Después de las elecciones, muchos progresistas encontraron consuelo en una historia compartida por Facebook según la cual Barack Obama los habría salvado de los peores efectos de un Gobierno de Trump al haber protegido constantemente el derecho al aborto; sin embargo, todos obviaban que las decisiones finales en dicha materia corresponden al Tribunal Supremo.

Irónicamente, una de las citas más extendidas de Trump, que se usa para demostrar su supuesta mendacidad, es probablemente falsa: “Si me quisiera presentar a la presidencia, me presentaría como republicano. Son los votantes más estúpidos de todo el país. Creen cualquier cosa que diga Fox News. Podría mentir todo lo que quisiera y se lo tragarían. Mis resultados serían magníficos”. Según dicen, Trump hizo esas declaraciones en 1998, en una entrevista para la revista People; pero la Fox era una cadena nueva, que acababa de empezar.

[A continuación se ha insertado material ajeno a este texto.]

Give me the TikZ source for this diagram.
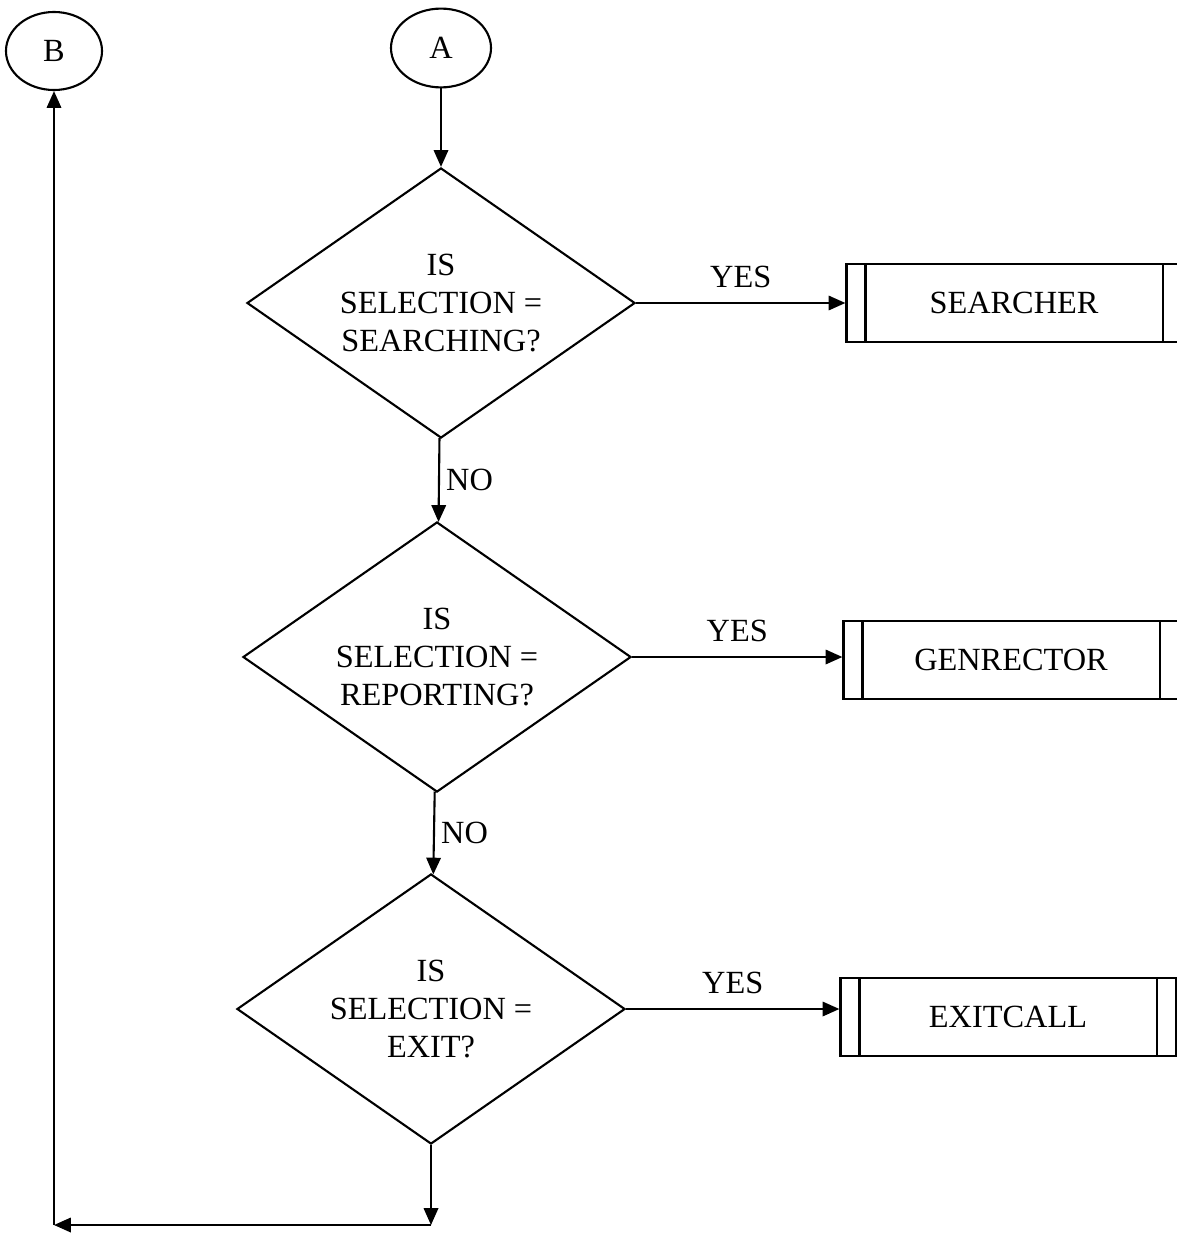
\documentclass[tikz,border=0pt]{standalone}
\usepackage{fontspec}
\setmainfont{Liberation Serif}
\usepackage{tikz}
\usetikzlibrary{shapes.geometric,arrows.meta}

\tikzset{
  decision/.style={diamond, draw, aspect=1.43, minimum width=9.7cm, minimum height=6.75cm, inner sep=0pt, align=center},
  process/.style={rectangle, draw, minimum width=8.375cm, minimum height=1.93cm, inner sep=0pt,
    path picture={
      \draw[line width=1.5pt] ([xshift=0.475cm]path picture bounding box.north west) -- ([xshift=0.475cm]path picture bounding box.south west);
      \draw[line width=1.5pt] ([xshift=-0.475cm]path picture bounding box.north east) -- ([xshift=-0.475cm]path picture bounding box.south east);}},
  connector/.style={ellipse, draw, inner sep=0pt},
  flow/.style={-{Triangle[length=0.42cm,width=0.36cm]}},
}

\begin{document}
\begin{tikzpicture}[x=0.025cm, y=-0.025cm, line width=1.5pt,
  every node/.style={font=\fontsize{23}{27}\selectfont}]
\useasboundingbox (0,0) rectangle (1176,1235);

% Points
\node[connector, minimum width=2.4cm, minimum height=1.95cm] (B) at (54,51) {B};
\node[connector, minimum width=2.5cm, minimum height=1.97cm] (A) at (441,48) {A};
\node[decision] (d1) at (441,303) {IS\\SELECTION =\\SEARCHING?};
\node[decision] (d2) at (437,657) {IS\\SELECTION =\\REPORTING?};
\node[decision] (d3) at (431,1009) {IS\\SELECTION =\\EXIT?};
\node[process] (searcher) at (1014,303) {SEARCHER};
\node[process] (genrector) at (1011,660) {GENRECTOR};
\node[process] (exitcall) at (1008,1017) {EXITCALL};
\coordinate (join) at (431,1225);
\coordinate (corner) at (B.south |- join);

%Lines
\draw[flow] (A) -- (d1);
\draw[flow] (d1.east) -- node[above=7pt] (yes1) {YES} (d1.east -| searcher.west);
\draw[flow] (d1) -- node[right=1pt] (no1) {NO} (d2);
\draw[flow] (d2.east) -- node[above=7pt] (yes2) {YES} (d2.east -| genrector.west);
\draw[flow] (d2) -- node[right=1pt] (no2) {NO} (d3);
\draw[flow] (d3.east) -- node[above=7pt] (yes3) {YES} (d3.east -| exitcall.west);
\draw[flow] (d3) -- (join);
\draw[flow] (join) -- (corner);
\draw[flow] (corner) -- (B);
\end{tikzpicture}
\end{document}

No obstante, pocos de esos engañosos memes progresistas se acercan siquiera a la avalancha de afirmaciones inexactas que hizo Trump durante la campaña electoral: desde fanfarronadas sobre el tamaño de las multitudes que iban a sus mítines hasta milongas como la afirmación de que México pagará la construcción de su muro.

Puede que la gente esté volviendo a un periodismo más serio que el alentado por el propio Trump, pero se equivoca quien piense que los votantes le harían caso. Mis viajes por Trumplandia hablan de un país que ya vive en universos paralelos; un país ansioso y aburrido que sólo cree lo que quiere creer.